Your pup may also need to eliminate a second and third time, so don't rush.
Pro Tip: Going potty outside makes food and fun outings happen, so it becomes worth holding it and waiting to go out. If a walk ends as soon as the puppy goes potty, the puppy may hold it longer to keep the fun from ending.
When you are Inside
Keep your eyes on your pup. Watch for behaviors like restless movement or pacing, whining, circling, sniffing, standing near a door, or leaving the room, which may indicate he needs to go out. If you can’t, your pup must be confined.
Confinement options include a crate, an exercise pen, a small room with the door closed or blocked with a baby gate, or the “umbilical” method – attaching your pup to your waist with a long leash.
A pup is immediately and intrinsically rewarded when he has an accident because he feels relief from pressure when emptying his bladder or bowels, so it’s important to prevent accidents.

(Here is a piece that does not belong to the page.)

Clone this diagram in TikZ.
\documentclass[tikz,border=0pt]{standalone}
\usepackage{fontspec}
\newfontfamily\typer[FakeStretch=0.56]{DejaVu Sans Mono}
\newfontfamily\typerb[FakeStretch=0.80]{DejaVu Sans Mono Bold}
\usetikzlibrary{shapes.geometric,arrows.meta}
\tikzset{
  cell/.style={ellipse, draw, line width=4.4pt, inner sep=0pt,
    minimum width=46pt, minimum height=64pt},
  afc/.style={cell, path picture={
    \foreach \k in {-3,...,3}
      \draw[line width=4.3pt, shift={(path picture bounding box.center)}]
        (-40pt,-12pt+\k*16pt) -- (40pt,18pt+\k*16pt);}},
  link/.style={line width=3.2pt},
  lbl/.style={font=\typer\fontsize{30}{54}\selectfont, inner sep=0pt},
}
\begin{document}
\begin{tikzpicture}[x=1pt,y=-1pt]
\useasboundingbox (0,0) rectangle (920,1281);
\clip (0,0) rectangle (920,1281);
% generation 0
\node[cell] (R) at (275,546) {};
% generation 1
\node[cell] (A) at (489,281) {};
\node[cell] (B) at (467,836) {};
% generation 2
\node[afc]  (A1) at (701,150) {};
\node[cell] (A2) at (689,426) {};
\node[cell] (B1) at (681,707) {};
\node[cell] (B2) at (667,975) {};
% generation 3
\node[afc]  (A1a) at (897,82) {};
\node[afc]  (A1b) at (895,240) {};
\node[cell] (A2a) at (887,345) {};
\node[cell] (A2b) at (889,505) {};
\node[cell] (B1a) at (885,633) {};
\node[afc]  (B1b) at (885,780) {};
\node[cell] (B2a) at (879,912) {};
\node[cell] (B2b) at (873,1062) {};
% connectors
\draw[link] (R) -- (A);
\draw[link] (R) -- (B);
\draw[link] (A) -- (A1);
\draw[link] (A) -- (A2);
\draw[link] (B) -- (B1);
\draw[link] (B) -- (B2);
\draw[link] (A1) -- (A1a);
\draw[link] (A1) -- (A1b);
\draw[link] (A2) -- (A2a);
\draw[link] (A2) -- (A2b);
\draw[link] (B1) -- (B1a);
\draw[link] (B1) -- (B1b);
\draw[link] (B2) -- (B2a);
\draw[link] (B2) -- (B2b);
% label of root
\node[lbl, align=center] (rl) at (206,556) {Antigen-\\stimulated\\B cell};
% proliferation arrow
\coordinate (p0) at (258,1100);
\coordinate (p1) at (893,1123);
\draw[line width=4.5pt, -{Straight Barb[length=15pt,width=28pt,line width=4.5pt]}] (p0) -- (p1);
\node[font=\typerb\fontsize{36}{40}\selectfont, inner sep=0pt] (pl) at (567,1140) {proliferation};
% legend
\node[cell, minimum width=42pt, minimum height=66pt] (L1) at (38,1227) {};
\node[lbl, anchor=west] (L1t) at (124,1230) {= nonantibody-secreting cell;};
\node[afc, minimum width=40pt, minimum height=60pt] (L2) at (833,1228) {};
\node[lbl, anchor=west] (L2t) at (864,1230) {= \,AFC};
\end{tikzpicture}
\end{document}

Gradually, over days or weeks without accidents, give your puppy more freedom.
After your pup eliminates outside, give him some free time in the house (about 15 to 20 minutes to start). If all goes well, gradually increase the amount of time he can spend free.
Expect young puppies and dogs who aren’t feeling well to go out at least once overnight.

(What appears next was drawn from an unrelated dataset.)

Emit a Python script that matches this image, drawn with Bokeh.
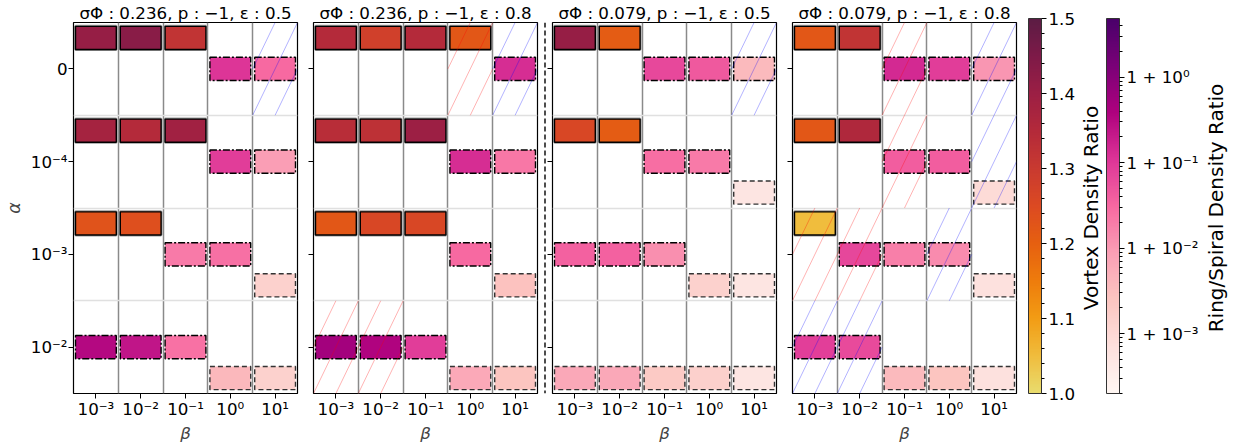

Middle of the night potty breaks should be dull- no talking, no playing, etc….just a potty break.
Pro Tip: set the alarm for halfway through the night and push it back an hour every week until it’s close to wake-up time, and you can try to go through the whole night. The alarm will become the cue to wake up for the day.
Accidents during training
Environmental changes may cause a lapse in housetraining, so be cautious if you take him to someone else’s home or when the weather is inclement. Keep an eye out if you add a new rug or furniture to the house.
Some puppies may do well early on, and then they regress.
This is not unusual – re-visit the housetraining process.
Regression also tends to happen when there’s a medical issue, like a UTI or parasites.
If you catch your puppy in the act of eliminating inside, some trainers advise clapping or startling him, then taking him out to finish. I don’t find that helpful because some puppies find that scary. If you startle or punish him instead of remaining calm, he may have no idea why you’re clapping and decide that going potty in front of people is scary! When that happens, puppies may start going potty in unused rooms, behind furniture, under tables, etc… out of sight, and they tend to stop going potty on walks when you are watching. So, do not scream, clap, yell, or anything else along those lines.
Instead, you can try a quiet interrupt like a kissy noise. If your pup can stop going, get him outside quickly but calmly.
Clean up without fuss using an enzyme cleaner like Angry Orange or Rocco & Roxie to minimize odors that might attract your puppy back to the same spot.
You can use a black light to double-check that you cleaned thoroughly enough – they can smell things we can’t smell, so a sniff test isn’t enough.
Don't forget the carpet pad. If urine has soaked through, you have to get the cleaner into the pad, too.
You can also start feeding your pup in the areas of the house where there was an accident to change the way he thinks about those spaces.
Some people have luck moving BM accidents outside to the area they DO want their puppy to use so that may be worth a try. You can sop up urine and move the towel outside, too.
Pro Tip: if your puppy has an accident but you don’t catch him in the act and only find the accident afterward, do nothing to your pup – no punishment at all. That means do not rub your puppy’s nose in his accident, and do not verbally or physically punish your puppy for accidents. He cannot understand that the punishment is connected to the accident, and you may cause him to think that humans are unpredictable and scary. Dogs who are afraid of humans may develop fearful and/or aggressive behaviors.
If you notice frequent accidents even after consistent training following the guidelines we reviewed, rule out medical issues first, then increase opportunities to go outside, decrease freedom (length of time and amount of space), and up the value of the food rewards you’re using.